A Romero hay que recordarlo como un cura que
supo, desde el púlpito y en su condición de hombre de Dios, identificarse y
hacer voto de obediencia y castidad por el pueblo salvadoreño.
El obispo brasileño, Pedro Casaldáliga,
refiriéndose a la postura de Romero, dijo que nadie hará callar su última
homilía.
Romero asumió al prójimo como su verdadero
hermano, llegando a decir que “los pobres me enseñaron a leer el evangelio”,
aunque a la postre tuvo que pagar por ello.
Los asesinos de Romero respondían al interés
del Partido Alianza Republicana Nacionalista (Arena) y a las 18 familias que
controlaban los medios de producción de El Salvador y que diariamente eran
denunciados por el prelado en cada homilía y encuentros con sectores
poblacionales.
Romero vivió el hambre, la miseria y sobre
todo, los asesinatos y abusos que se cometían en contra de la población
campesina, monjas, sacerdotes, dirigentes religiosos y populares.
En múltiples ocasiones tuvo personalmente que
participar en funerales de religiosos, a quienes los escuadrones de la muerte
masacraban en plena labor pastoral, siendo la más dolorosa para el obispo de
San Salvador la muerte del sacerdote Rutilio Grande, en 1977, quien
particularmente lo asistía en cada una de las misas.
Previo a su muerte, el obispo recibió
atentados, amenazas de muerte e insultos, a lo que respondía: “A mí me podrán
matar, pero la voz de la justicia nadie la podrá callar”.
La firme postura y el compromiso de Romero lo
llevaron a denunciar día y noche los desmanes del gobierno de Alfredo Cristiani
y del Grupo Arena.
Romero cayó combatiendo con la única arma que
tenía: la verdad. Un obispo real, de carne y hueso, que supo anunciar el Reino
de Dios y su Justicia y denunciar a todo al que se oponía.

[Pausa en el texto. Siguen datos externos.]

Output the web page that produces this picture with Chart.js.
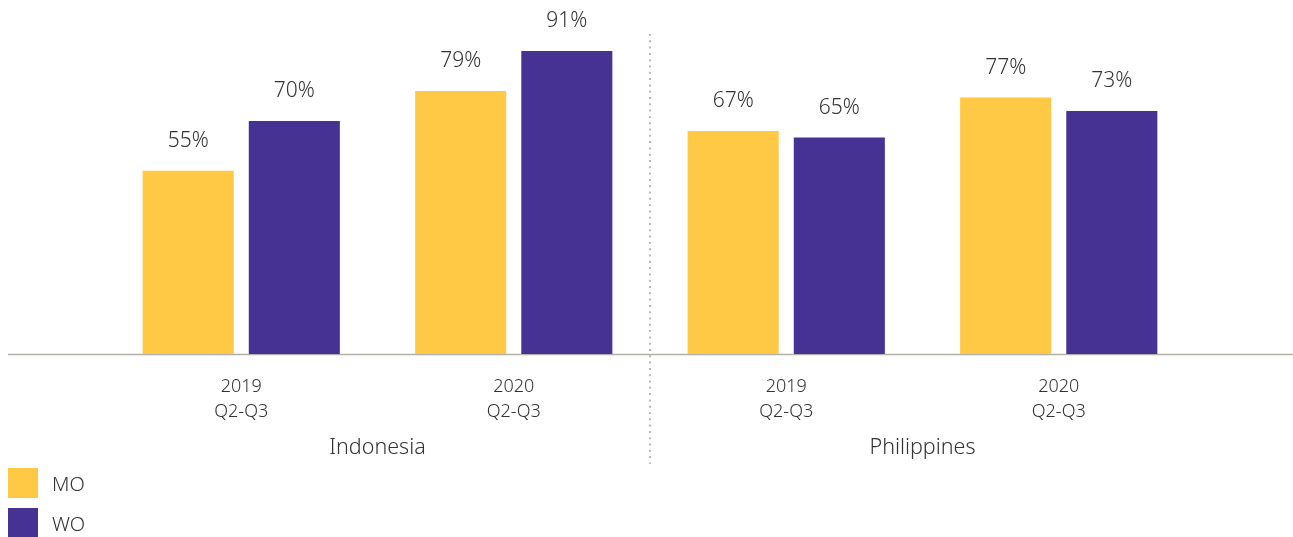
<!DOCTYPE html>
<html>
<head>
<meta charset="utf-8">
<script src="https://cdn.jsdelivr.net/npm/chart.js@4/dist/chart.umd.min.js"></script>
<style>
    html, body { margin: 0; padding: 0; background: #fff; }
    #wrap { position: relative; width: 1293px; height: 537px; }
    #legend { position: absolute; left: 8px; top: 468px; font-family: "Noto Sans", sans-serif; font-weight: 300; }
    .legend-item { display: flex; align-items: center; height: 30px; margin-bottom: 10px; font-size: 20px; color: #333; }
    .legend-box { width: 30px; height: 30px; margin-right: 14px; }
</style>
</head>
<body>
<div id="wrap">
    <canvas id="chart" width="1293" height="537"></canvas>
    <div id="legend"></div>
</div>
<script>
// chart data
const periods = [['2019', 'Q2-Q3'], ['2020', 'Q2-Q3'], ['2019', 'Q2-Q3'], ['2020', 'Q2-Q3']];
const countries = ['Indonesia', 'Philippines'];
const moValues = [55, 79, 67, 77];
const woValues = [70, 91, 65, 73];

const FONT = '"Noto Sans", sans-serif';
const TEXT = '#333333';

const overlayPlugin = {
    id: 'overlay',
    beforeDatasetsDraw(chart) {
        const { ctx } = chart;
        const x = chart.scales.x;
        // base line across the whole width
        ctx.save();
        ctx.strokeStyle = '#b3afab';
        ctx.lineWidth = 1.5;
        ctx.beginPath();
        ctx.moveTo(8, chart.chartArea.bottom + 0.5);
        ctx.lineTo(chart.width, chart.chartArea.bottom + 0.5);
        ctx.stroke();

        // dotted divider between the two countries
        const mid = (x.getPixelForValue(1) + x.getPixelForValue(2)) / 2;
        ctx.strokeStyle = '#b8b8b8';
        ctx.lineWidth = 2;
        ctx.setLineDash([2, 4.3]);
        ctx.beginPath();
        ctx.moveTo(Math.round(mid), 34);
        ctx.lineTo(Math.round(mid), 464);
        ctx.stroke();
        ctx.restore();
    },
    afterDraw(chart) {
        const { ctx } = chart;
        const x = chart.scales.x;
        ctx.save();
        ctx.fillStyle = TEXT;
        ctx.textAlign = 'center';
        ctx.textBaseline = 'middle';

        // value labels above the bars
        ctx.font = '300 21px ' + FONT;
        chart.data.datasets.forEach((ds, i) => {
            chart.getDatasetMeta(i).data.forEach((bar, j) => {
                ctx.fillText(ds.data[j] + '%', bar.x, bar.y - 30);
            });
        });

        // country labels under each pair of periods
        ctx.font = '300 21.5px ' + FONT;
        countries.forEach((c, i) => {
            const cx = (x.getPixelForValue(i * 2) + x.getPixelForValue(i * 2 + 1)) / 2;
            ctx.fillText(c, cx, 448);
        });
        ctx.restore();
    }
};

const chart = new Chart(document.getElementById('chart'), {
    type: 'bar',
    data: {
        labels: periods,
        datasets: [
            { label: 'MO', data: moValues, backgroundColor: '#FFC845' },
            { label: 'WO', data: woValues, backgroundColor: '#463293' }
        ]
    },
    options: {
        responsive: false,
        animation: false,
        categoryPercentage: 0.779,
        barPercentage: 0.858,
        layout: { padding: { top: 21, left: 105, right: 98, bottom: 0 } },
        plugins: {
            legend: { display: false },
            tooltip: { enabled: false }
        },
        scales: {
            y: { display: false, min: 0, max: 100 },
            x: {
                grid: { display: false, drawTicks: false },
                border: { display: false },
                ticks: {
                    color: TEXT,
                    padding: 20,
                    font: { family: FONT, size: 18, weight: 300, lineHeight: 1.4 }
                },
                afterFit(scale) { scale.height = 183; }
            }
        }
    },
    plugins: [overlayPlugin]
});

// html legend, one row per dataset
const legendEl = document.getElementById('legend');
chart.data.datasets.forEach(ds => {
    const item = document.createElement('div');
    item.className = 'legend-item';
    item.innerHTML = `<span class="legend-box" style="background:${ds.backgroundColor}"></span>${ds.label}`;
    legendEl.appendChild(item);
});
</script>
</body>
</html>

Por su discurso apegado al pueblo fue inmolado.
En momentos en que las huestes asesinas ametrallaban a su pueblo,
encontraron la voz de su pastor: “En nombre de Dios, pues y en nombre
de este sufrido pueblo, cuyos lamentos suben hasta el cielo cada día más
tumultuoso, les suplico, les ruego, les ordeno, cese la represión”.